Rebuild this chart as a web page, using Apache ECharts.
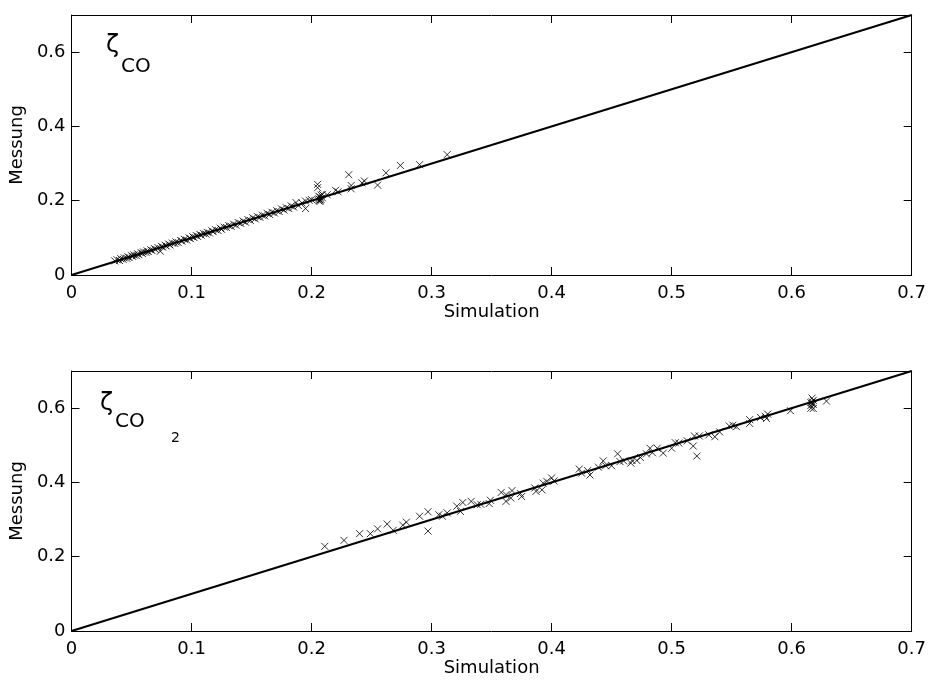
<!DOCTYPE html>
<html>
<head>
<meta charset="utf-8">
<script src="https://cdn.jsdelivr.net/npm/echarts@6/dist/echarts.min.js"></script>
<style>
  html, body { margin: 0; padding: 0; background: #fff; }
  #chart { width: 929px; height: 686px; }
</style>
</head>
<body>
<div id="chart"></div>
<script>
// Axis ticks shared by both panels
const xTicks = [0, 0.1, 0.2, 0.3, 0.4, 0.5, 0.6, 0.7];
const yTicks = [0, 0.2, 0.4, 0.6];
const axisRange = [0, 0.7];

// Parity line (simulation == measurement)
const diagonal = [0, 0.7];

// CO: [simulation, measurement]
const coPoints = [
  [0.036,0.038],[0.038,0.041],[0.040,0.039],[0.041,0.044],[0.043,0.042],[0.044,0.046],
  [0.046,0.045],[0.047,0.049],[0.048,0.047],[0.050,0.052],[0.051,0.050],[0.052,0.054],
  [0.054,0.052],[0.055,0.057],[0.056,0.055],[0.058,0.060],[0.059,0.058],[0.060,0.062],
  [0.062,0.061],[0.063,0.065],[0.064,0.063],[0.066,0.068],[0.067,0.066],[0.069,0.071],
  [0.070,0.069],[0.072,0.074],[0.074,0.064],[0.075,0.077],[0.076,0.075],[0.078,0.080],
  [0.079,0.078],[0.081,0.083],[0.082,0.081],[0.084,0.086],[0.086,0.085],[0.087,0.089],
  [0.089,0.087],[0.091,0.093],[0.092,0.091],[0.094,0.096],[0.096,0.094],[0.098,0.100],
  [0.099,0.098],[0.101,0.103],[0.102,0.101],[0.104,0.106],[0.105,0.104],[0.107,0.109],
  [0.108,0.107],[0.110,0.112],[0.112,0.110],[0.113,0.115],[0.115,0.113],[0.117,0.119],
  [0.118,0.117],[0.120,0.122],[0.122,0.120],[0.124,0.126],[0.125,0.123],[0.127,0.129],
  [0.129,0.128],[0.131,0.133],[0.133,0.131],[0.135,0.137],[0.137,0.134],[0.139,0.141],
  [0.141,0.139],[0.143,0.145],[0.145,0.142],[0.147,0.149],[0.149,0.147],[0.151,0.154],
  [0.153,0.151],[0.155,0.157],[0.157,0.155],[0.159,0.161],[0.161,0.159],[0.163,0.166],
  [0.165,0.163],[0.167,0.169],[0.169,0.167],[0.171,0.173],[0.173,0.171],[0.175,0.178],
  [0.177,0.175],[0.179,0.181],[0.181,0.179],[0.183,0.186],[0.185,0.183],[0.187,0.195],
  [0.189,0.187],[0.192,0.194],[0.195,0.179],[0.195,0.199],[0.198,0.201],[0.200,0.203],
  [0.205,0.244],[0.205,0.235],[0.206,0.200],[0.206,0.205],[0.207,0.210],[0.207,0.198],
  [0.208,0.215],[0.208,0.203],[0.209,0.208],[0.209,0.217],[0.206,0.212],[0.207,0.202],
  [0.213,0.216],[0.220,0.228],[0.222,0.224],[0.231,0.270],[0.233,0.241],[0.233,0.232],
  [0.242,0.248],[0.244,0.253],[0.255,0.242],[0.262,0.275],[0.274,0.295],[0.290,0.297],
  [0.313,0.324]
];

// CO2: [simulation, measurement]
const co2Points = [
  [0.211,0.228],[0.227,0.244],[0.240,0.262],[0.249,0.262],[0.255,0.275],[0.263,0.288],
  [0.268,0.271],[0.276,0.285],[0.279,0.293],[0.290,0.309],[0.297,0.321],[0.297,0.269],
  [0.306,0.313],[0.309,0.309],[0.313,0.318],[0.321,0.336],[0.324,0.322],[0.326,0.346],
  [0.333,0.349],[0.338,0.340],[0.341,0.341],[0.348,0.343],[0.349,0.352],[0.358,0.373],
  [0.362,0.367],[0.362,0.349],[0.366,0.358],[0.367,0.378],[0.374,0.370],[0.375,0.362],
  [0.386,0.385],[0.387,0.376],[0.392,0.380],[0.393,0.398],[0.396,0.403],[0.400,0.412],
  [0.402,0.404],[0.423,0.436],[0.425,0.425],[0.430,0.432],[0.432,0.420],[0.439,0.441],
  [0.443,0.458],[0.445,0.445],[0.450,0.445],[0.455,0.477],[0.457,0.456],[0.460,0.458],
  [0.466,0.452],[0.467,0.459],[0.471,0.459],[0.474,0.467],[0.479,0.477],[0.482,0.492],
  [0.484,0.480],[0.488,0.492],[0.493,0.479],[0.500,0.492],[0.503,0.507],[0.506,0.506],
  [0.513,0.512],[0.518,0.498],[0.521,0.471],[0.519,0.525],[0.523,0.525],[0.531,0.528],
  [0.536,0.523],[0.540,0.536],[0.548,0.552],[0.551,0.554],[0.554,0.550],[0.565,0.569],
  [0.565,0.559],[0.574,0.575],[0.578,0.578],[0.579,0.572],[0.580,0.584],[0.599,0.593],
  [0.616,0.600],[0.616,0.607],[0.617,0.612],[0.617,0.617],[0.618,0.621],[0.617,0.627],
  [0.616,0.615],[0.618,0.610],[0.618,0.599],[0.629,0.619]
];

const FONT = 'DejaVu Sans';
const crossSymbol = 'path://M0,0L10,10M10,0L0,10';

function fmtTick(list) {
  return v => {
    const t = list.find(t => Math.abs(t - v) < 1e-9);
    if (t === undefined) return '';
    return t === 0 ? '0' : t.toFixed(1);
  };
}

function xAxisFor(grid, mirror) {
  return {
    type: 'value', gridIndex: grid, position: mirror ? 'top' : 'bottom',
    min: axisRange[0], max: axisRange[1], interval: 0.1,
    name: mirror ? '' : 'Simulation', nameLocation: 'middle', nameGap: 21,
    nameTextStyle: { fontFamily: FONT, fontSize: 18, color: '#000' },
    axisLine: { show: true, onZero: false, lineStyle: { color: '#000', width: 1 } },
    axisTick: { show: true, inside: true, length: 8, lineStyle: { color: '#000' } },
    axisLabel: { show: !mirror, margin: 9, fontFamily: FONT, fontSize: 18, color: '#000',
                 formatter: fmtTick(xTicks) },
    splitLine: { show: false }
  };
}

function yAxisFor(grid, mirror) {
  return {
    type: 'value', gridIndex: grid, position: mirror ? 'right' : 'left',
    min: axisRange[0], max: axisRange[1], interval: 0.2,
    name: mirror ? '' : 'Messung', nameLocation: 'middle', nameGap: 34,
    nameTextStyle: { fontFamily: FONT, fontSize: 18, color: '#000' },
    axisLine: { show: true, onZero: false, lineStyle: { color: '#000', width: 1 } },
    axisTick: { show: true, inside: true, length: 8, lineStyle: { color: '#000' } },
    axisLabel: { show: !mirror, margin: 6, fontFamily: FONT, fontSize: 18, color: '#000',
                 formatter: fmtTick(yTicks) },
    splitLine: { show: false }
  };
}

function scatterSeries(idx, data) {
  return {
    type: 'scatter', xAxisIndex: idx * 2, yAxisIndex: idx * 2, data: data,
    symbol: crossSymbol, symbolSize: 7, silent: true, z: 2,
    itemStyle: { color: 'none', borderColor: '#000', borderWidth: 1 }
  };
}

function diagSeries(idx) {
  return {
    type: 'line', xAxisIndex: idx * 2, yAxisIndex: idx * 2,
    data: diagonal.map(v => [v, v]), showSymbol: false, silent: true, z: 3,
    lineStyle: { color: '#000', width: 2 }
  };
}

const chart = echarts.init(document.getElementById('chart'), null, { renderer: 'canvas' });
chart.setOption({
  animation: false,
  backgroundColor: '#fff',
  grid: [
    { left: 71, right: 17, top: 15, height: 260 },
    { left: 71, right: 17, top: 371, height: 260 }
  ],
  xAxis: [xAxisFor(0, false), xAxisFor(0, true), xAxisFor(1, false), xAxisFor(1, true)],
  yAxis: [yAxisFor(0, false), yAxisFor(0, true), yAxisFor(1, false), yAxisFor(1, true)],
  series: [
    scatterSeries(0, coPoints), diagSeries(0),
    scatterSeries(1, co2Points), diagSeries(1)
  ],
  graphic: [
    { type: 'text', left: 106, top: 34, style: { text: 'ζ', font: '24px "DejaVu Sans"', fill: '#000' } },
    { type: 'text', left: 121, top: 57, style: { text: 'CO', font: '20px "DejaVu Sans"', fill: '#000' } },
    { type: 'text', left: 100, top: 392, style: { text: 'ζ', font: '24px "DejaVu Sans"', fill: '#000' } },
    { type: 'text', left: 115, top: 412, style: { text: 'CO', font: '20px "DejaVu Sans"', fill: '#000' } },
    { type: 'text', left: 171, top: 431, style: { text: '2', font: '14px "DejaVu Sans"', fill: '#000' } }
  ]
});
</script>
</body>
</html>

**GIVEN REQUEST**
Skip the pictures and restate exactly the lines from the beginning of the listing to the line with "const diagonal = [0, 0.7];", that line included.

**EXERCISE RESPONSE**
Rebuild this chart as a web page, using Apache ECharts.
<!DOCTYPE html>
<html>
<head>
<meta charset="utf-8">
<script src="https://cdn.jsdelivr.net/npm/echarts@6/dist/echarts.min.js"></script>
<style>
  html, body { margin: 0; padding: 0; background: #fff; }
  #chart { width: 929px; height: 686px; }
</style>
</head>
<body>
<div id="chart"></div>
<script>
// Axis ticks shared by both panels
const xTicks = [0, 0.1, 0.2, 0.3, 0.4, 0.5, 0.6, 0.7];
const yTicks = [0, 0.2, 0.4, 0.6];
const axisRange = [0, 0.7];

// Parity line (simulation == measurement)
const diagonal = [0, 0.7];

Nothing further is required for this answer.